Regulation of stablecoins accelerated in the wake of the TerraUSD collapse this year. However, bills proposed in 2022 have received less attention than warranted by their significance. Stablecoins remain a promising area for progress on crypto legislation due to the narrow scope of the topic and many of the proposed bills importantly agree on a general set of regulatory principles, such as 100% reserve requirements.

Stablecoins remain a promising area for progress on crypto legislation.

The stablecoin bill sponsored by Representatives Patrick McHenry (R-NC) and Maxine Waters (D-CA), the current chair of the House Financial Services Committee, is much anticipated and will be formally introduced next year. Both sponsors are committed to prioritizing the bill and lawmakers on both sides of the aisle have been broadly supportive of efforts to advance stablecoin legislation.

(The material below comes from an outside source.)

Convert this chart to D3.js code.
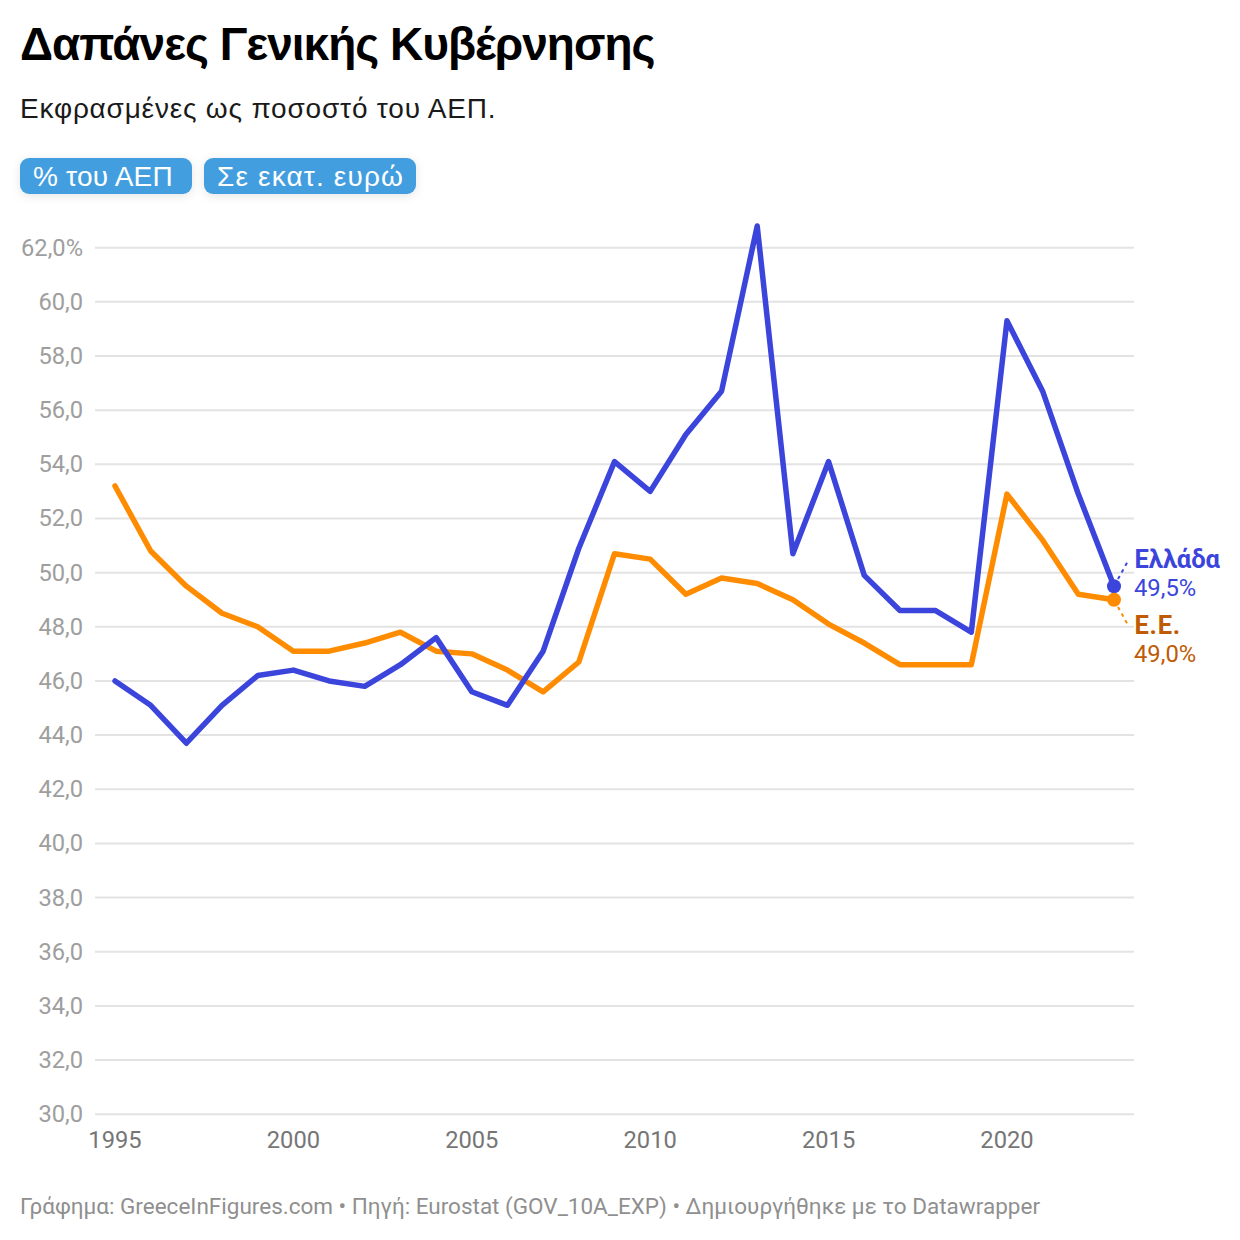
<!DOCTYPE html>
<html>
<head>
<meta charset="utf-8">
<script src="https://cdn.jsdelivr.net/npm/d3@7"></script>
<style>
  html, body { margin: 0; padding: 0; background: #fff; }
  text { font-family: Roboto, sans-serif; }
  .head { font-family: "Liberation Sans", sans-serif; }
</style>
</head>
<body>
<svg id="chart" width="1240" height="1240"></svg>
<script>
var years = d3.range(1995, 2024);
var greece = [46.0, 45.1, 43.7, 45.1, 46.2, 46.4, 46.0, 45.8, 46.6, 47.6, 45.6, 45.1, 47.1, 50.9, 54.1, 53.0, 55.1, 56.7, 62.8, 50.7, 54.1, 49.9, 48.6, 48.6, 47.8, 59.3, 56.7, 52.9, 49.5];
var eu = [53.2, 50.8, 49.5, 48.5, 48.0, 47.1, 47.1, 47.4, 47.8, 47.1, 47.0, 46.4, 45.6, 46.7, 50.7, 50.5, 49.2, 49.8, 49.6, 49.0, 48.1, 47.4, 46.6, 46.6, 46.6, 52.9, 51.2, 49.2, 49.0];
var yTicks = d3.range(30, 64, 2);
var xTicks = [1995, 2000, 2005, 2010, 2015, 2020];
var buttons = ["% του ΑΕΠ", "Σε εκατ. ευρώ"];

var svg = d3.select("#chart");
var x = d3.scaleLinear().domain([1995, 2023]).range([115, 1114]);
var y = d3.scaleLinear().domain([30, 62]).range([1114.2, 247.7]);
var fmt = function (v) { return v.toFixed(1).replace(".", ","); };

// Title block
svg.append("text").attr("class", "head").attr("x", 20).attr("y", 60)
  .attr("font-size", 46).attr("font-weight", 700).attr("letter-spacing", -1).attr("fill", "#000")
  .text("Δαπάνες Γενικής Κυβέρνησης");
svg.append("text").attr("class", "head").attr("x", 20).attr("y", 118)
  .attr("font-size", 28).attr("letter-spacing", 0.8).attr("fill", "#1a1a1a")
  .text("Εκφρασμένες ως ποσοστό του ΑΕΠ.");

// Buttons
var defs = svg.append("defs");
var shadow = defs.append("filter").attr("id", "btnShadow")
  .attr("x", "-15%").attr("y", "-40%").attr("width", "130%").attr("height", "190%");
shadow.append("feDropShadow").attr("dx", 0).attr("dy", 2).attr("stdDeviation", 5)
  .attr("flood-color", "#000").attr("flood-opacity", 0.1);

var btnX = [20, 204], btnW = [172, 212], btnSpacing = [0.2, 1.15];
buttons.forEach(function (label, i) {
  svg.append("rect").attr("x", btnX[i]).attr("y", 158).attr("width", btnW[i]).attr("height", 36)
    .attr("rx", 9).attr("fill", "#429ede").attr("filter", "url(#btnShadow)");
  svg.append("text").attr("class", "head").attr("x", btnX[i] + 13).attr("y", 186)
    .attr("font-size", 28).attr("letter-spacing", btnSpacing[i]).attr("fill", "#fff").text(label);
});

// Grid and axes
var yAxis = svg.append("g");
yTicks.forEach(function (t) {
  yAxis.append("line").attr("x1", 95).attr("x2", 1134)
    .attr("y1", y(t)).attr("y2", y(t))
    .attr("stroke", "#e3e3e3").attr("stroke-width", 2);
  yAxis.append("text").attr("x", 83).attr("y", y(t) + 8)
    .attr("text-anchor", "end").attr("font-size", 23.7).attr("fill", "#9e9e9e")
    .text(fmt(t) + (t === 62 ? "%" : ""));
});
svg.append("g").selectAll("text").data(xTicks).join("text")
  .attr("x", function (d) { return x(d); }).attr("y", 1148)
  .attr("text-anchor", "middle").attr("font-size", 23.7).attr("fill", "#767676")
  .text(function (d) { return d; });

// Lines
var line = d3.line().x(function (d, i) { return x(years[i]); }).y(function (d) { return y(d); });
var series = [
  { name: "Ελλάδα", values: greece, color: "#3b45dc", text: "#3b45dc", ly: 568, vy: 596, tick: [1118, 579, 1128, 561] },
  { name: "Ε.Ε.", values: eu, color: "#ff8c00", text: "#bf5b04", ly: 634, vy: 662, tick: [1118, 607, 1128, 625] }
];
series.slice().reverse().forEach(function (s) {
  svg.append("path").attr("d", line(s.values)).attr("fill", "none")
    .attr("stroke", s.color).attr("stroke-width", 5.5)
    .attr("stroke-linejoin", "round").attr("stroke-linecap", "round");
});
series.forEach(function (s) {
  var last = s.values[s.values.length - 1];
  svg.append("line").attr("x1", s.tick[0]).attr("y1", s.tick[1]).attr("x2", s.tick[2]).attr("y2", s.tick[3])
    .attr("stroke", s.color).attr("stroke-width", 2).attr("stroke-dasharray", "3.5,4");
  svg.append("circle").attr("cx", x(2023)).attr("cy", y(last)).attr("r", 7).attr("fill", s.color);
  svg.append("text").attr("x", 1134.5).attr("y", s.ly).attr("font-size", 25.5).attr("font-weight", 700)
    .attr("letter-spacing", s.name === "Ε.Ε." ? 0.7 : 0).attr("fill", s.text).text(s.name);
  svg.append("text").attr("x", 1134).attr("y", s.vy).attr("font-size", 23.8)
    .attr("fill", s.text).text(fmt(last) + "%");
});

// Footer
svg.append("text").attr("x", 20).attr("y", 1214).attr("font-size", 22.5).attr("fill", "#8f8f8f")
  .text("Γράφημα: GreeceInFigures.com • Πηγή: Eurostat (GOV_10A_EXP) • Δημιουργήθηκε με το Datawrapper");
</script>
</body>
</html>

The McHenry-Waters bill will reportedly ban algorithmic coins for a two-year period, enable non-banks to issue stablecoins, and require tokens to be fully collateralized with highly liquid US-government securities. Coinbase would have to delist improperly collateralized stablecoins, such as Dai, which would further reduce the company’s transaction revenue. The bill also would increase pressure on Tether, whose reserves contain other tokens and non-US debt. Tether was fined $41 million in 2021 after it failed to maintain sufficient reserves for more than two years.

Although stablecoin issuers still could be impacted by the broader market environment, Circle, Paxos, and others focused on compliance are already ahead of the regulatory curve and will benefit from these laws. Circle recently canceled its plans to go public via a $9 billion merger with a special purpose acquisition company, Concord Acquisition Corp. (CND), due to the state of the crypto market. In addition, investors should be aware of policy developments, such as changes in the interest rate or plans to introduce a Central Bank Digital Currency (CBDC) that may compete with stablecoin issuers.